Amidst dirty-looking street children who dropped out of school, Patrick Dusengimana, spent his early childhood volunteering to secure parked vehicles at Nyamirambo regional stadium.

The owners would sometimes appreciate and give him a coin until 2014 when he decided to turn it into a business. He would first bargain with clients, which made the service almost formal.

Discipline and politeness made Dusengimana famous so quickly and his fellow street kids realized that it could be a potential source of income. They joined him.

“We would break into fights over a client and this was a battle for survival. On a good day I would make Rwf1500,” he said.

“But this came with a need to be vigilant because some street children would steal from the clients and it was very bad for my name,” says Dusengimana, 25.

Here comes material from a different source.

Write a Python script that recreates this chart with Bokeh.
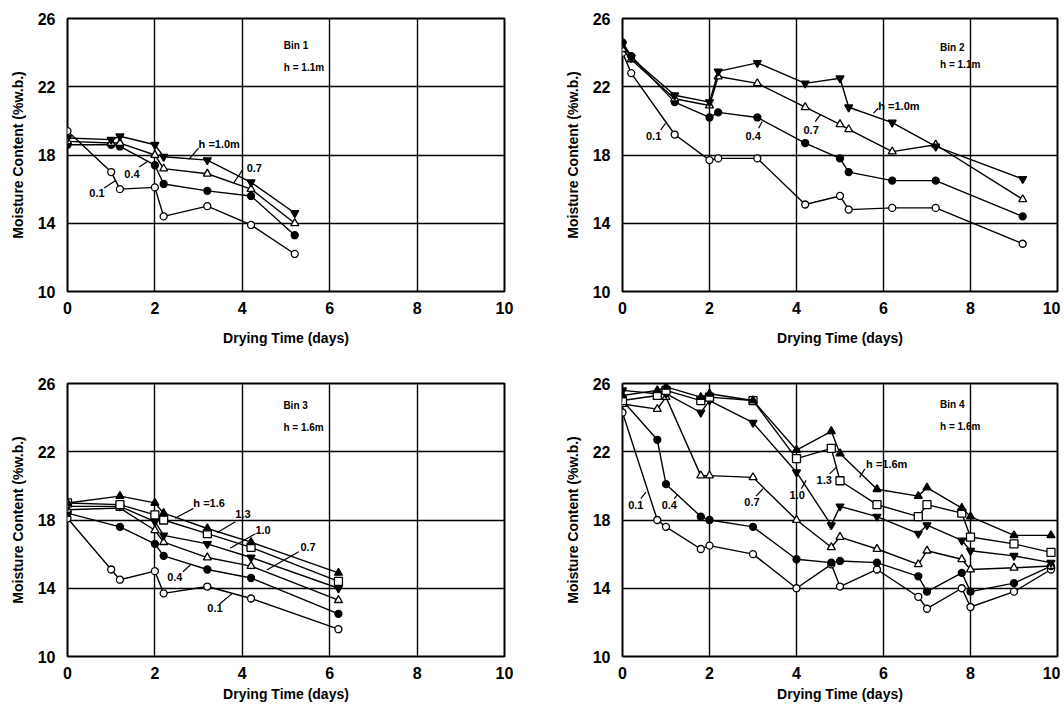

In 2017, Abubakar Karamba, 28 – a graduate in Finance and Banking at Kigali Institute of Management (KIM) who was looking for a job for a whole year, learnt about Dusengimana and his team. He went to analyse how they do business.

He joined them and organized them to create Smart Kigali Parking Ltd. They started with parking services at major events in Kigali.

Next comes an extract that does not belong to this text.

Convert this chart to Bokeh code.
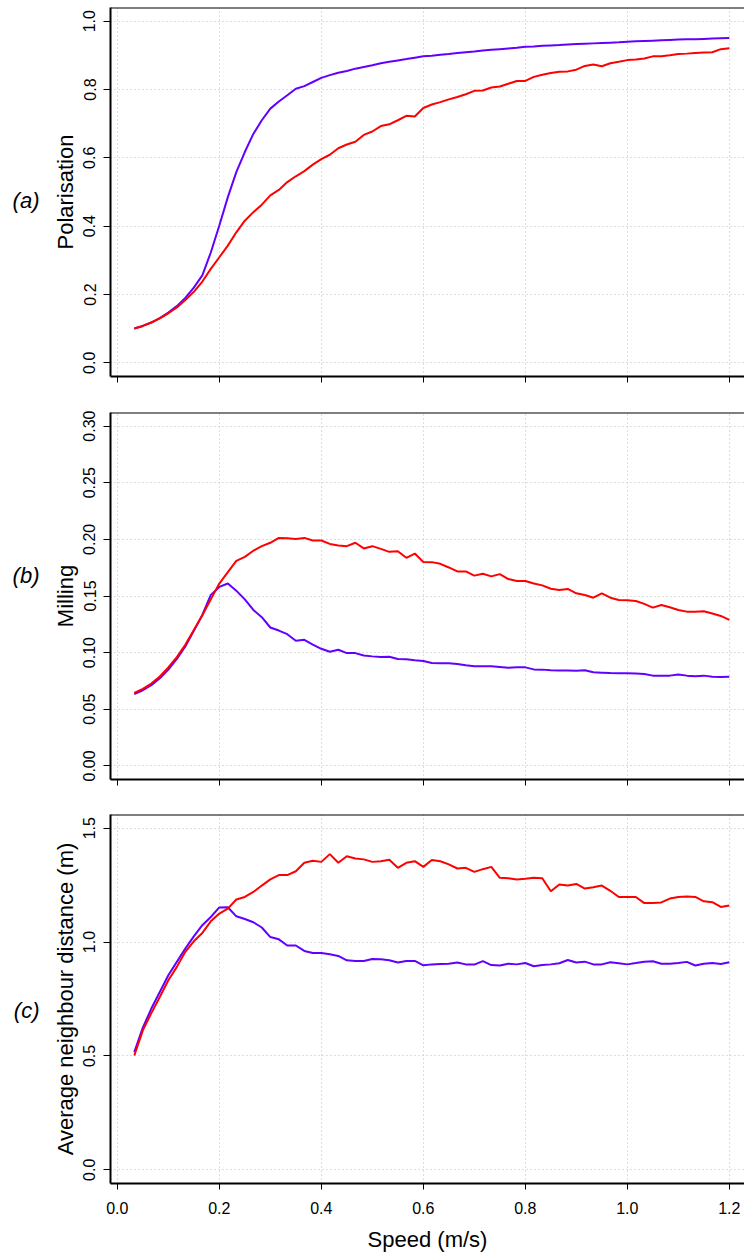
from bokeh.plotting import figure
from bokeh.models import FixedTicker, Span, PrintfTickFormatter, Range1d, LinearAxis
from bokeh.layouts import column
from bokeh.embed import file_html
from bokeh.resources import INLINE

# ---------------- data ----------------
speed = [0.0333, 0.05, 0.0667, 0.0833, 0.1, 0.1167, 0.1333, 0.15, 0.1667, 0.1833,
         0.2, 0.2167, 0.2333, 0.25, 0.2667, 0.2833, 0.3, 0.3167, 0.3333, 0.35,
         0.3667, 0.3833, 0.4, 0.4167, 0.4333, 0.45, 0.4667, 0.4833, 0.5, 0.5167,
         0.5333, 0.55, 0.5667, 0.5833, 0.6, 0.6167, 0.6333, 0.65, 0.6667, 0.6833,
         0.7, 0.7167, 0.7333, 0.75, 0.7667, 0.7833, 0.8, 0.8167, 0.8333, 0.85,
         0.8667, 0.8833, 0.9, 0.9167, 0.9333, 0.95, 0.9667, 0.9833, 1.0, 1.0167,
         1.0333, 1.05, 1.0667, 1.0833, 1.1, 1.1167, 1.1333, 1.15, 1.1667, 1.1833, 1.2]

polarisation_blue = [0.1006, 0.108, 0.118, 0.131, 0.147, 0.166, 0.190, 0.220, 0.256, 0.323,
                     0.402, 0.485, 0.558, 0.617, 0.670, 0.710, 0.744, 0.765, 0.783, 0.802,
                     0.810, 0.822, 0.834, 0.842, 0.849, 0.854, 0.861, 0.866, 0.871, 0.877,
                     0.881, 0.885, 0.889, 0.893, 0.897, 0.899, 0.902, 0.904, 0.907, 0.909,
                     0.911, 0.914, 0.916, 0.918, 0.920, 0.922, 0.925, 0.926, 0.928, 0.929,
                     0.930, 0.932, 0.933, 0.934, 0.935, 0.936, 0.937, 0.938, 0.940, 0.941,
                     0.942, 0.943, 0.944, 0.945, 0.946, 0.947, 0.947, 0.948, 0.949, 0.950, 0.951]

polarisation_red = [0.1006, 0.108, 0.118, 0.130, 0.145, 0.162, 0.184, 0.208, 0.238, 0.275,
                    0.309, 0.343, 0.382, 0.416, 0.441, 0.463, 0.490, 0.506, 0.529, 0.546,
                    0.561, 0.580, 0.596, 0.609, 0.628, 0.639, 0.647, 0.667, 0.677, 0.693,
                    0.698, 0.710, 0.723, 0.721, 0.746, 0.756, 0.763, 0.771, 0.778, 0.786,
                    0.796, 0.797, 0.806, 0.809, 0.817, 0.825, 0.825, 0.837, 0.843, 0.848,
                    0.852, 0.853, 0.858, 0.869, 0.873, 0.868, 0.877, 0.881, 0.886, 0.888,
                    0.891, 0.897, 0.897, 0.900, 0.904, 0.905, 0.907, 0.908, 0.909, 0.918, 0.921]

milling_blue = [0.0633, 0.0668, 0.0712, 0.0773, 0.085, 0.0944, 0.1055, 0.1192, 0.1333, 0.151,
                0.158, 0.161, 0.1547, 0.147, 0.1377, 0.1313, 0.1222, 0.1195, 0.1163, 0.1105,
                0.1113, 0.107, 0.1034, 0.1008, 0.1025, 0.0996, 0.0996, 0.0975,
                0.0967, 0.0961, 0.0964, 0.0944, 0.0941, 0.0932, 0.0926, 0.0908, 0.0906, 0.0906,
                0.0900, 0.0888, 0.0879, 0.0879, 0.0879, 0.0873, 0.0867, 0.0870, 0.0870, 0.0852,
                0.0850, 0.0844, 0.0842, 0.0842, 0.0841, 0.0844, 0.0826, 0.0823, 0.0820, 0.0818,
                0.0818, 0.0815, 0.0812, 0.0797, 0.0797, 0.0797, 0.0806, 0.0797, 0.0791, 0.0797,
                0.0788, 0.0785, 0.0788]

milling_red = [0.0645, 0.068, 0.0727, 0.079, 0.087, 0.096, 0.107, 0.120, 0.133, 0.147,
               0.161, 0.171, 0.181, 0.1845, 0.190, 0.194, 0.197, 0.2013, 0.201, 0.2004,
               0.2013, 0.199, 0.199, 0.196, 0.1945, 0.194, 0.197, 0.192,
               0.194, 0.1916, 0.189, 0.1895, 0.1837, 0.1875, 0.180, 0.1799, 0.1784, 0.1752,
               0.1717, 0.1717, 0.168, 0.1696, 0.1673, 0.1693, 0.165, 0.1632, 0.1632, 0.1611,
               0.1594, 0.1564, 0.1553, 0.1562, 0.1524, 0.1509, 0.1485, 0.1524, 0.1485, 0.1465,
               0.1462, 0.1456, 0.143, 0.1397, 0.142, 0.140, 0.1377, 0.1362, 0.136, 0.1365,
               0.1345, 0.1324, 0.129]

distance_blue = [0.517, 0.624, 0.708, 0.781, 0.854, 0.913, 0.971, 1.025, 1.074, 1.110,
                 1.152, 1.153, 1.113, 1.101, 1.087, 1.064, 1.022, 1.012, 0.985, 0.985,
                 0.961, 0.952, 0.952, 0.946, 0.939, 0.920, 0.917, 0.917,
                 0.926, 0.924, 0.920, 0.910, 0.917, 0.917, 0.898, 0.902, 0.904, 0.905,
                 0.910, 0.902, 0.901, 0.916, 0.899, 0.897, 0.905, 0.902, 0.908, 0.894,
                 0.899, 0.902, 0.907, 0.921, 0.910, 0.914, 0.902, 0.902, 0.911, 0.907,
                 0.902, 0.908, 0.914, 0.916, 0.905, 0.905, 0.908, 0.913, 0.897, 0.905,
                 0.908, 0.904, 0.911]

distance_red = [0.502, 0.612, 0.688, 0.759, 0.832, 0.891, 0.957, 1.0035, 1.040, 1.091,
                1.125, 1.147, 1.187, 1.198, 1.220, 1.248, 1.275, 1.294, 1.294, 1.311,
                1.348, 1.357, 1.352, 1.386, 1.348, 1.377, 1.367, 1.363,
                1.352, 1.355, 1.361, 1.326, 1.348, 1.355, 1.330, 1.360, 1.355, 1.341,
                1.323, 1.326, 1.308, 1.320, 1.330, 1.282, 1.280, 1.275, 1.278, 1.282,
                1.280, 1.223, 1.253, 1.248, 1.255, 1.235, 1.241, 1.248, 1.225, 1.198,
                1.198, 1.198, 1.171, 1.172, 1.174, 1.191, 1.198, 1.200, 1.198, 1.179,
                1.175, 1.154, 1.160]

x_ticks = [0.0, 0.2, 0.4, 0.6, 0.8, 1.0, 1.2]
pol_ticks = [0.0, 0.2, 0.4, 0.6, 0.8, 1.0]
mil_ticks = [0.0, 0.05, 0.10, 0.15, 0.20, 0.25, 0.30]
dist_ticks = [0.0, 0.5, 1.0, 1.5]

panel_labels = ["(a)", "(b)", "(c)"]
panel_label_y = [0.475, 0.168, 0.70]
y_labels = ["Polarisation", "Milling", "Average neighbour distance (m)"]
x_label = "Speed (m/s)"

BLUE = "#6200FF"
RED = "#FF0000"
FONT = "Liberation Sans"

# ---------------- layout ----------------
FIG_W = 744
LEFT = 110
FRAME_W = FIG_W - LEFT
PX_PER_UNIT = 510.0
x_start = speed[0] - 0.04 * (speed[-1] - speed[0])
x_end = x_start + FRAME_W / PX_PER_UNIT


def make_panel(yticks, ylim, fmt, ylab, plab, plab_y, top, frame_h, bottom, last):
    ext = 0.04 * (ylim[1] - ylim[0])
    p = figure(width=FIG_W, height=top + frame_h + bottom,
               x_range=Range1d(x_start, x_end),
               y_range=Range1d(ylim[0] - ext, ylim[1] + ext),
               output_backend="svg", toolbar_location=None,
               min_border_left=LEFT, min_border_right=0,
               min_border_top=top, min_border_bottom=bottom)
    p.outline_line_color = None
    p.background_fill_color = "white"
    p.border_fill_color = "white"

    for ax, ticks in ((p.xaxis, x_ticks), (p.yaxis, yticks)):
        ax.ticker = FixedTicker(ticks=ticks)
        ax.axis_line_width = 2
        ax.axis_line_color = "black"
        ax.major_tick_line_color = "black"
        ax.major_tick_line_width = 1
        ax.major_tick_in = 0
        ax.minor_tick_line_color = None
        ax.major_label_text_font = FONT
        ax.major_label_text_font_size = "16px"
        ax.major_label_text_color = "black"
        ax.axis_label_text_font = FONT
        ax.axis_label_text_font_size = "22px"
        ax.axis_label_text_font_style = "normal"
        ax.axis_label_text_color = "black"

    p.yaxis.major_tick_out = 7
    p.yaxis.formatter = PrintfTickFormatter(format=fmt)
    p.yaxis.major_label_orientation = "vertical"
    p.yaxis.major_label_standoff = 8
    p.yaxis.axis_label = ylab
    p.yaxis.axis_label_standoff = 3

    p.xaxis.major_tick_out = 6
    if last:
        p.xaxis.formatter = PrintfTickFormatter(format="%.1f")
        p.xaxis.major_label_standoff = 12
        p.xaxis.axis_label = x_label
        p.xaxis.axis_label_standoff = 10
    else:
        p.xaxis.major_label_text_font_size = "0px"
        p.xaxis.formatter = PrintfTickFormatter(format=" ")
        p.xaxis.major_label_standoff = 0

    for g in (p.xgrid, p.ygrid):
        g.grid_line_color = "#bdbdbd"
        g.grid_line_dash = "1 3"
        g.grid_line_width = 1

    # top edge of the box
    p.add_layout(Span(location=ylim[1] + ext, dimension="width",
                      line_color="black", line_width=2))

    # panel tag, drawn as a tick label of an extra, invisible left axis
    tag = LinearAxis(ticker=FixedTicker(ticks=[plab_y]),
                     formatter=PrintfTickFormatter(format=plab),
                     axis_line_color=None, major_tick_line_color=None,
                     minor_tick_line_color=None, major_tick_out=0, major_tick_in=0,
                     major_label_standoff=10,
                     major_label_text_font=FONT, major_label_text_font_size="22px",
                     major_label_text_font_style="italic",
                     major_label_text_color="black")
    p.add_layout(tag, "left")
    return p


def add_series(p, blue, red):
    p.line(speed, blue, line_color=BLUE, line_width=2)
    p.line(speed, red, line_color=RED, line_width=2)


p1 = make_panel(pol_ticks, (0.0, 1.0), "%.1f", y_labels[0], panel_labels[0], panel_label_y[0],
                7, 369, 22, False)
add_series(p1, polarisation_blue, polarisation_red)

p2 = make_panel(mil_ticks, (0.0, 0.30), "%.2f", y_labels[1], panel_labels[1], panel_label_y[1],
                14, 367, 15, False)
add_series(p2, milling_blue, milling_red)

p3 = make_panel(dist_ticks, (0.0, 1.5), "%.1f", y_labels[2], panel_labels[2], panel_label_y[2],
                20, 369, 72, True)
add_series(p3, distance_blue, distance_red)

layout = column(p1, p2, p3)
open("out.html", "w").write(file_html(layout, INLINE))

“I started this project as a way of creating jobs for youths, but also help drivers to get quick parking space and security,” Karamba 27, founder of Kigali Smart Parking told KTPress.

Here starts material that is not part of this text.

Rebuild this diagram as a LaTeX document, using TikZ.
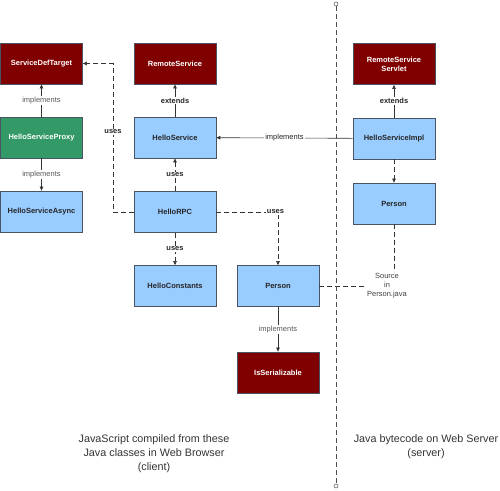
\documentclass[tikz,border=0pt]{standalone}
\usepackage{fontspec}
\setmainfont{Liberation Sans}
\usetikzlibrary{arrows.meta}

\definecolor{ifacered}{HTML}{800000}
\definecolor{proxygreen}{HTML}{339966}
\definecolor{classblue}{HTML}{99CCFF}
\definecolor{boxline}{HTML}{4A5464}

\tikzset{
  box/.style={rectangle, draw=boxline, line width=0.8pt, minimum width=82pt, minimum height=41pt,
    font=\fontsize{7.5}{9}\selectfont\bfseries, align=center, inner sep=1pt},
  iface/.style={box, fill=ifacered, text=white},
  proxy/.style={box, fill=proxygreen, text=white},
  klass/.style={box, fill=classblue, text=black!85},
  link/.style={line width=0.6pt, black!80, -{Triangle[length=4pt,width=3.5pt]}},
  dlink/.style={link, dash pattern=on 5pt off 3pt},
  lbl/.style={fill=white, inner sep=1pt, font=\fontsize{7.5}{8}\selectfont, text=black!65},
  blbl/.style={lbl, font=\fontsize{7.5}{8}\selectfont\bfseries, text=black!85},
  note/.style={font=\fontsize{10.8}{14}\selectfont, align=center, text=black!80}
}

\begin{document}
\begin{tikzpicture}[x=1pt, y=-1pt]
      \useasboundingbox (0,0) rectangle (500,490);

      % client side
      \node[iface] (sdt) at (41.5,63.5) {ServiceDefTarget};
      \node[iface] (rs) at (175,63.5) {RemoteService};
      \node[proxy] (proxy) at (41.5,137.5) {HelloServiceProxy};
      \node[klass] (hs) at (175,137.5) {HelloService};
      \node[klass] (async) at (41.5,211.5) {HelloServiceAsync};
      \node[klass] (rpc) at (175,212) {HelloRPC};
      \node[klass] (consts) at (175,286) {HelloConstants};
      \node[klass] (personc) at (278,286) {Person};
      \node[iface] (isser) at (278,372.5) {IsSerializable};

      % server side
      \node[iface] (rss) at (394,64) {RemoteService\\Servlet};
      \node[klass] (impl) at (394,138.5) {HelloServiceImpl};
      \node[klass] (persons) at (394,203.5) {Person};
      \node[font=\fontsize{7.5}{9}\selectfont, align=center, text=black!75, inner sep=1pt] (src) at (387,286) {Source\\in\\Person.java};

      \draw[link] (proxy) -- node[lbl] {implements} (sdt);
      \draw[link] (proxy) -- node[lbl] {implements} (async);
      \draw[link] (hs) -- node[blbl] {extends} (rs);
      \draw[dlink] (rpc) -- node[blbl] {uses} (hs);
      \draw[dlink] (rpc) -- node[blbl] {uses} (consts);
      \coordinate (bend) at (113,212);
      \draw[dlink] (rpc.west) -- (bend) |- node[blbl, pos=0.27] {uses} (sdt.east);
      \draw[dlink] (rpc.east) -| node[blbl, pos=0.48] {uses} (personc.north);
      \draw[link] (personc) -- node[lbl] {implements} (isser);

      \draw[link] (impl) -- node[lbl, text=black!85] {implements} (hs);
      \draw[link] (impl) -- node[blbl] {extends} (rss);
      \draw[dlink] (impl) -- (persons);
      \draw[line width=0.6pt, black!80, dash pattern=on 5pt off 3pt] (persons.south) -- (persons.south |- src.north);
      \draw[line width=0.6pt, black!80, dash pattern=on 5pt off 3pt] (personc.east) -- (src.west);

      % client / server divider
      \coordinate (top) at (336,4);
      \coordinate (bottom) at (336,486);
      \draw[line width=0.6pt, black!70, dash pattern=on 5pt off 3pt, shorten <=2pt, shorten >=2pt] (top) -- (bottom);
      \draw[line width=0.5pt, black!70] (top) circle (2pt) (bottom) circle (2pt);

      \node[note] (client) at (154,454) {JavaScript compiled from these\\Java classes in Web Browser\\(client)};
      \node[note] (server) at (426,447) {Java bytecode on Web Server\\(server)};
\end{tikzpicture}
\end{document}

Karamba owes his success to the discipline of Dusengimana and his colleagues.

Dusengimana is proud to be among the staff who earn between Rwf3000 and Rwf5000 depending on the number of cars attended to in a day, and 20% of the income is saved to keep the company operating.

So far the company has secured a permanent contract with the Rwanda Muslim Community (RMC) to manage parking for all their events and also owns one parking lot in Nyabugogo business zone.

According to Karamba, the plan is to manage all major parking spaces in Kigali and expand the project countrywide to offer permanent jobs to youths.

In the meantime, Mariamu Igihozo, 18 is a senior six graduate and an employee of Kigali Smart Parking. She says that the job has been a starting point for her to gain experience in life, despite the challenges that come with it.

“Sometimes it is hard to convince drivers to pay, because they are used to paying street kids, but this job is an assurance to earning something every weekend whenever there is an event,” she told KT Press.

While Rwanda plans to create 1.5million jobs by 2024, the country’s Labor Force Survey (LFS) 2017 indicates that unemployment levels have increased. It shows that roughly for every six persons in the labor force, there was one person unemployed.